The amanah dimension
There is a third dimension beyond technical accuracy and product liability: amanah.
The infrastructure that decides which Islamic answers reach Muslims is amanah. The Quran, the sahih hadith corpus, and the four Sunni madhabs are amanah. The system that gates AI access to them is not neutral technology infrastructure. It is a trust layer with a religious dimension. It should be built by people who understand that dimension, governed by standards that reflect it, and auditable by the scholars and the Ummah it serves.
This is not a claim that only Muslims can build Islamic AI systems. Non-Muslim builders are welcome to integrate Tasfi as technical infrastructure. It is a claim about who should own the standards layer, who should govern the source registry, and who should publish the reliability scorecard. Those decisions belong with the Ummah, built in the open, accountable to the community whose deen is at stake.
What Tasfi Guard does about it
Tasfi Guard is a verification API that sits between a generative model and a Muslim user. The builder sends a generated Islamic answer to Guard before displaying it. Guard checks the answer against the approved source bundle and returns a verdict with a signed Trust Receipt.
Guard does not generate answers. It does not provide fatawa. It does not replace scholars. It verifies what has been generated against what is approved, sahih, and within the four madhab scope. If verification fails, the answer is blocked. The receipt documents why.

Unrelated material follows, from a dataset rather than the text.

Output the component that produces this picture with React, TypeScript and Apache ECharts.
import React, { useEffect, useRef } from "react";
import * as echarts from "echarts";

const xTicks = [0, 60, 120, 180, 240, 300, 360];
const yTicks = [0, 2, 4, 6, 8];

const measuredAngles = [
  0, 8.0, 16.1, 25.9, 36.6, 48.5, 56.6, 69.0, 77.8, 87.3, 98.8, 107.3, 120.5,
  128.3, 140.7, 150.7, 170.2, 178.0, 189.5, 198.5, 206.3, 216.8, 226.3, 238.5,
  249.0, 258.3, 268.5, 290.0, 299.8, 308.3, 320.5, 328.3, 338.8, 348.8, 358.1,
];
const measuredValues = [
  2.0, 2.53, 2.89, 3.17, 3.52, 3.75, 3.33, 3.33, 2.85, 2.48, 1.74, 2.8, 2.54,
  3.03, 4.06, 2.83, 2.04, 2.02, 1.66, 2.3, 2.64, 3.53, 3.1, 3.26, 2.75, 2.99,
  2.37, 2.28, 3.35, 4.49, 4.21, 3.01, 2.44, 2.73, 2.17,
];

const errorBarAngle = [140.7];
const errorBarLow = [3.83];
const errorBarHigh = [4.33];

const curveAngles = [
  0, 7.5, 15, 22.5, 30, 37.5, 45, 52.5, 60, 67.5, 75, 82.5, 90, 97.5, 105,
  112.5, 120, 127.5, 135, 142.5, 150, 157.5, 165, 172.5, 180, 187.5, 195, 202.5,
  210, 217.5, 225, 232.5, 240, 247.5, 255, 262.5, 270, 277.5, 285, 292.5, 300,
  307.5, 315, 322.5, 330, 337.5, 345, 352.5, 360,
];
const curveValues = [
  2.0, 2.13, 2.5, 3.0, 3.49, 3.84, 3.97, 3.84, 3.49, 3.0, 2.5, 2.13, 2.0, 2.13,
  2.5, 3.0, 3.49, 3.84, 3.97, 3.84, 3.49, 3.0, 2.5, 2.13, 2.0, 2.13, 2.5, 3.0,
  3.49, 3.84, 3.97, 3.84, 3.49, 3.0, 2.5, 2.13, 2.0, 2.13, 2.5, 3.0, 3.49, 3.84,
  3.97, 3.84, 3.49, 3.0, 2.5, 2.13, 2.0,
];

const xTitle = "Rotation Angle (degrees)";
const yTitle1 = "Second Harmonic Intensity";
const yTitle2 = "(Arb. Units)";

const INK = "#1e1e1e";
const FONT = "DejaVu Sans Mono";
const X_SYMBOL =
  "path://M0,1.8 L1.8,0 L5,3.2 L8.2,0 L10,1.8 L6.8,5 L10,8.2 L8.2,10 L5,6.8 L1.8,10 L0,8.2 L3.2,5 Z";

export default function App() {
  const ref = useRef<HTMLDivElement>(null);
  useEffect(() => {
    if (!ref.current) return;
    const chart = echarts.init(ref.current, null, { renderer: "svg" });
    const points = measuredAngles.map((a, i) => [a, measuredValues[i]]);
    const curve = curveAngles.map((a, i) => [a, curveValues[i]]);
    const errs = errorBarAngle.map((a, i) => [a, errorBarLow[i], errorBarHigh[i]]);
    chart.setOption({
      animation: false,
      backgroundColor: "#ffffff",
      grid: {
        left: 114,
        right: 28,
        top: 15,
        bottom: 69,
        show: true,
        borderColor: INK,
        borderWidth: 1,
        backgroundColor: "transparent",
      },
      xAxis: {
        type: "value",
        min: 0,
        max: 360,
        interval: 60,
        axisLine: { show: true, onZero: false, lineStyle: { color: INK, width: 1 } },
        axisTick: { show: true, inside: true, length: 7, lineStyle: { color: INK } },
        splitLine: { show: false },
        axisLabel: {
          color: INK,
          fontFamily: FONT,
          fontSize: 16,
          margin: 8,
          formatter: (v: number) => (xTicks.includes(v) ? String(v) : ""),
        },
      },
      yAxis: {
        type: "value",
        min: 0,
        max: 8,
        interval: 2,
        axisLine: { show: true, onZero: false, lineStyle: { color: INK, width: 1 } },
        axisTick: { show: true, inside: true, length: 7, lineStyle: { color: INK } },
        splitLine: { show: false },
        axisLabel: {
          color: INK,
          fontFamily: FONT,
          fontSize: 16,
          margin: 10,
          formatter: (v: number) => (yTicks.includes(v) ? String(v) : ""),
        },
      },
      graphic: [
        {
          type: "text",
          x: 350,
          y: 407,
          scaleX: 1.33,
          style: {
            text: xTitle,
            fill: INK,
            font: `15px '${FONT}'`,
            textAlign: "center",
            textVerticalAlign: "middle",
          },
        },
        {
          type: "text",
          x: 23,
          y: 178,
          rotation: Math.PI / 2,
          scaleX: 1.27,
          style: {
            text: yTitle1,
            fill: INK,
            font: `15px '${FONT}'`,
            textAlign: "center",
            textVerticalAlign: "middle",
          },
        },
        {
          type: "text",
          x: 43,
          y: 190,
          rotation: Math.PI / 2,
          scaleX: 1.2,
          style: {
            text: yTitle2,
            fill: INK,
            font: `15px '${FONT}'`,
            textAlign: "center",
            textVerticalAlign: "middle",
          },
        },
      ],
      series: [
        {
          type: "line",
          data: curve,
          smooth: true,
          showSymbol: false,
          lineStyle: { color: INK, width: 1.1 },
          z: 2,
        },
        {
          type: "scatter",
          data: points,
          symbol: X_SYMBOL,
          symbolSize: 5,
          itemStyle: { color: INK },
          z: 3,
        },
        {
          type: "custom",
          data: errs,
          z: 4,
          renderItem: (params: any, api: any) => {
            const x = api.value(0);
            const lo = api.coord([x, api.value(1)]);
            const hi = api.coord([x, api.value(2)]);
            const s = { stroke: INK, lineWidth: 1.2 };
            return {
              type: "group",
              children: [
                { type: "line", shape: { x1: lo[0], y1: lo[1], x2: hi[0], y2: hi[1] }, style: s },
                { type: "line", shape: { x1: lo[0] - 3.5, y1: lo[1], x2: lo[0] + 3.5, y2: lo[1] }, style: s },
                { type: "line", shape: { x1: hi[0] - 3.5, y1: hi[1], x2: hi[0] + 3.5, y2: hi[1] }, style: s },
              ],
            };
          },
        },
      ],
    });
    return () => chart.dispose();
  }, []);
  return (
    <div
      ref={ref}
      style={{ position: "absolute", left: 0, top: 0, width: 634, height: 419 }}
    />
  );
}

Muslim builders can ship Islamic AI features with a paper trail. The receipts protect them with their users. The benchmark protects them with their stakeholders. The methodology protects them with their nafs.
Common questions
Does Tasfi Guard work with any AI model?
Guard is model-agnostic. It receives a generated text and a context, verifies the Islamic claims in that text, and returns a verdict. It does not require access to the model weights or the model API. Any system that can make an HTTP POST request can use Guard.

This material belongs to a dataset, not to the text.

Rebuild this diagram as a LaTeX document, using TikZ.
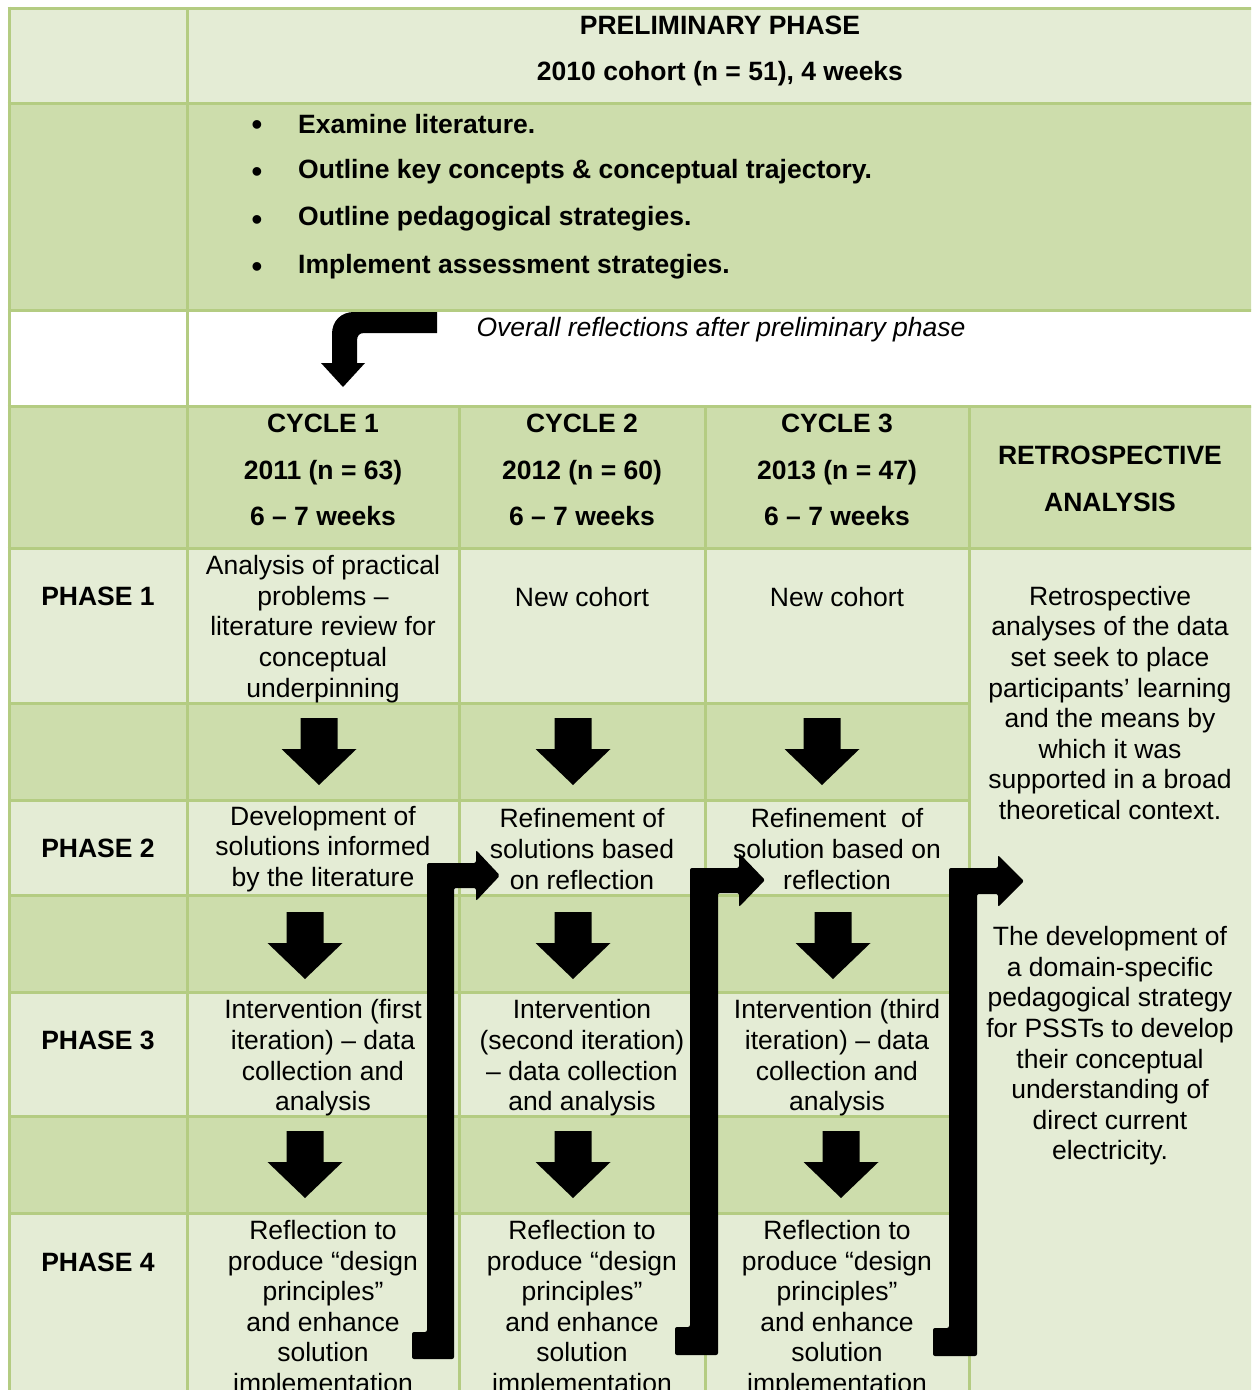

What happens when verification fails?
Guard returns a fail verdict with the specific flags that failed, a suggested remediation where one exists, and a signed receipt documenting the failure. The builder decides what to show the user: a fallback message, a retry with a different prompt, or a prompt to consult a scholar.
Is Tasfi Guard a fatwa service?
No. Guard verifies claims against approved sources. It does not rule on novel questions, adjudicate scholarly disagreements, or provide the kind of authoritative legal opinion that constitutes a fatwa. The boundary is explicit on every call receipt: not a fatwa service, not a scholar replacement.